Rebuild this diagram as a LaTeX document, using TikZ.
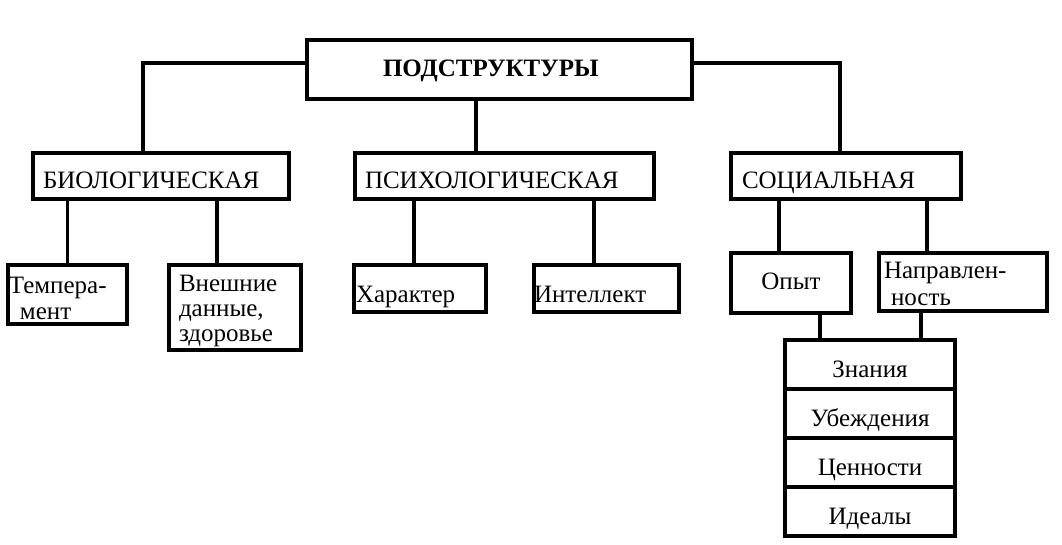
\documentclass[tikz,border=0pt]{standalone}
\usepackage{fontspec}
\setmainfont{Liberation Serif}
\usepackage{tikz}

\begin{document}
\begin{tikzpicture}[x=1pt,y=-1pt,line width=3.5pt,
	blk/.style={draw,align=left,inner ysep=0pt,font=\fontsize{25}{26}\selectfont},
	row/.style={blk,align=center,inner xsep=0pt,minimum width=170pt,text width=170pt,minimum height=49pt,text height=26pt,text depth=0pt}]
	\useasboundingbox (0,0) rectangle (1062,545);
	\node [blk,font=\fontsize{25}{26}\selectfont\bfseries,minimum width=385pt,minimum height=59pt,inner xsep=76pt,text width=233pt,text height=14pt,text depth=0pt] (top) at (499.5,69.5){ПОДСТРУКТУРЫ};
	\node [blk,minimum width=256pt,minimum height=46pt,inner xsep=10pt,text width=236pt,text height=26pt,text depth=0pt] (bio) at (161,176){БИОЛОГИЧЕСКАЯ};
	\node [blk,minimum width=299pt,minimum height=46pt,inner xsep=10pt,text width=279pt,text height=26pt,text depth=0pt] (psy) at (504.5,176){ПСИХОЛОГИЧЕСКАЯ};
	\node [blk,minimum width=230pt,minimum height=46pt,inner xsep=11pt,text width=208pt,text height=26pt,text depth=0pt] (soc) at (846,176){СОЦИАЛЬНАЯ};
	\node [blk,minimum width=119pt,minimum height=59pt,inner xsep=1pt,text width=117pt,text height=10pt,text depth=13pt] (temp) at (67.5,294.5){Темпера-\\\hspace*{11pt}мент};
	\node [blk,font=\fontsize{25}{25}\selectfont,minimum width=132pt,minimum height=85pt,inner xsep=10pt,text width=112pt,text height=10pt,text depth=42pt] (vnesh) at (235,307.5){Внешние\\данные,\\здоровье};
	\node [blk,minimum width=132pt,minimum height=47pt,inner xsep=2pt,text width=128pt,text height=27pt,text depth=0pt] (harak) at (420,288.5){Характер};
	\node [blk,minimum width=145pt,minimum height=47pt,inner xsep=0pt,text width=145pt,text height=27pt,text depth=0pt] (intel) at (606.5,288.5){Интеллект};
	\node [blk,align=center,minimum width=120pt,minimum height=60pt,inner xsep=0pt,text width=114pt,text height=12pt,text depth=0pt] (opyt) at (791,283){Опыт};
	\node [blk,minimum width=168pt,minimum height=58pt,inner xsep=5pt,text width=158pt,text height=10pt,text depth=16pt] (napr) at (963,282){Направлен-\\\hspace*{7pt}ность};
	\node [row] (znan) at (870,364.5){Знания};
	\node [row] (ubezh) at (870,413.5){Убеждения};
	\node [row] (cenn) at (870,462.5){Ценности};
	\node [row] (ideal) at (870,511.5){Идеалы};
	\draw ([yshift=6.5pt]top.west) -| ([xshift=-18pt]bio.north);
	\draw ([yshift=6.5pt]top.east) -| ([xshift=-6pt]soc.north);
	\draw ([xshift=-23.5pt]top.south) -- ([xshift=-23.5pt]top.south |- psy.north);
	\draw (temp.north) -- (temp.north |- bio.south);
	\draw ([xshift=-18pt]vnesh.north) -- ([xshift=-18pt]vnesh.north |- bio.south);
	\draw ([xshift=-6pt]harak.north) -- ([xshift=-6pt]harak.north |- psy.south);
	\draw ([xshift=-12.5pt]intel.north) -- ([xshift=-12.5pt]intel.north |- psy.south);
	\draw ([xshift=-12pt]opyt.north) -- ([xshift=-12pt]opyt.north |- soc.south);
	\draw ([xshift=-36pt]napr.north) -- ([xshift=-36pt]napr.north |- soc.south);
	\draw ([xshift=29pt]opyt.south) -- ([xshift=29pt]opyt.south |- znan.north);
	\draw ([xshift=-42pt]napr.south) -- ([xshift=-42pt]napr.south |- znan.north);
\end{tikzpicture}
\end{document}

**Work required:**
Reproduce the data word for word, excluding its pictures.

**In response:**
Rebuild this diagram as a LaTeX document, using TikZ.
\documentclass[tikz,border=0pt]{standalone}
\usepackage{fontspec}
\setmainfont{Liberation Serif}
\usepackage{tikz}

\begin{document}
\begin{tikzpicture}[x=1pt,y=-1pt,line width=3.5pt,
	blk/.style={draw,align=left,inner ysep=0pt,font=\fontsize{25}{26}\selectfont},
	row/.style={blk,align=center,inner xsep=0pt,minimum width=170pt,text width=170pt,minimum height=49pt,text height=26pt,text depth=0pt}]
	\useasboundingbox (0,0) rectangle (1062,545);
	\node [blk,font=\fontsize{25}{26}\selectfont\bfseries,minimum width=385pt,minimum height=59pt,inner xsep=76pt,text width=233pt,text height=14pt,text depth=0pt] (top) at (499.5,69.5){ПОДСТРУКТУРЫ};
	\node [blk,minimum width=256pt,minimum height=46pt,inner xsep=10pt,text width=236pt,text height=26pt,text depth=0pt] (bio) at (161,176){БИОЛОГИЧЕСКАЯ};
	\node [blk,minimum width=299pt,minimum height=46pt,inner xsep=10pt,text width=279pt,text height=26pt,text depth=0pt] (psy) at (504.5,176){ПСИХОЛОГИЧЕСКАЯ};
	\node [blk,minimum width=230pt,minimum height=46pt,inner xsep=11pt,text width=208pt,text height=26pt,text depth=0pt] (soc) at (846,176){СОЦИАЛЬНАЯ};
	\node [blk,minimum width=119pt,minimum height=59pt,inner xsep=1pt,text width=117pt,text height=10pt,text depth=13pt] (temp) at (67.5,294.5){Темпера-\\\hspace*{11pt}мент};
	\node [blk,font=\fontsize{25}{25}\selectfont,minimum width=132pt,minimum height=85pt,inner xsep=10pt,text width=112pt,text height=10pt,text depth=42pt] (vnesh) at (235,307.5){Внешние\\данные,\\здоровье};
	\node [blk,minimum width=132pt,minimum height=47pt,inner xsep=2pt,text width=128pt,text height=27pt,text depth=0pt] (harak) at (420,288.5){Характер};
	\node [blk,minimum width=145pt,minimum height=47pt,inner xsep=0pt,text width=145pt,text height=27pt,text depth=0pt] (intel) at (606.5,288.5){Интеллект};
	\node [blk,align=center,minimum width=120pt,minimum height=60pt,inner xsep=0pt,text width=114pt,text height=12pt,text depth=0pt] (opyt) at (791,283){Опыт};
	\node [blk,minimum width=168pt,minimum height=58pt,inner xsep=5pt,text width=158pt,text height=10pt,text depth=16pt] (napr) at (963,282){Направлен-\\\hspace*{7pt}ность};
	\node [row] (znan) at (870,364.5){Знания};
	\node [row] (ubezh) at (870,413.5){Убеждения};
	\node [row] (cenn) at (870,462.5){Ценности};
	\node [row] (ideal) at (870,511.5){Идеалы};
	\draw ([yshift=6.5pt]top.west) -| ([xshift=-18pt]bio.north);
	\draw ([yshift=6.5pt]top.east) -| ([xshift=-6pt]soc.north);
	\draw ([xshift=-23.5pt]top.south) -- ([xshift=-23.5pt]top.south |- psy.north);
	\draw (temp.north) -- (temp.north |- bio.south);
	\draw ([xshift=-18pt]vnesh.north) -- ([xshift=-18pt]vnesh.north |- bio.south);
	\draw ([xshift=-6pt]harak.north) -- ([xshift=-6pt]harak.north |- psy.south);
	\draw ([xshift=-12.5pt]intel.north) -- ([xshift=-12.5pt]intel.north |- psy.south);
	\draw ([xshift=-12pt]opyt.north) -- ([xshift=-12pt]opyt.north |- soc.south);
	\draw ([xshift=-36pt]napr.north) -- ([xshift=-36pt]napr.north |- soc.south);
	\draw ([xshift=29pt]opyt.south) -- ([xshift=29pt]opyt.south |- znan.north);
	\draw ([xshift=-42pt]napr.south) -- ([xshift=-42pt]napr.south |- znan.north);
\end{tikzpicture}
\end{document}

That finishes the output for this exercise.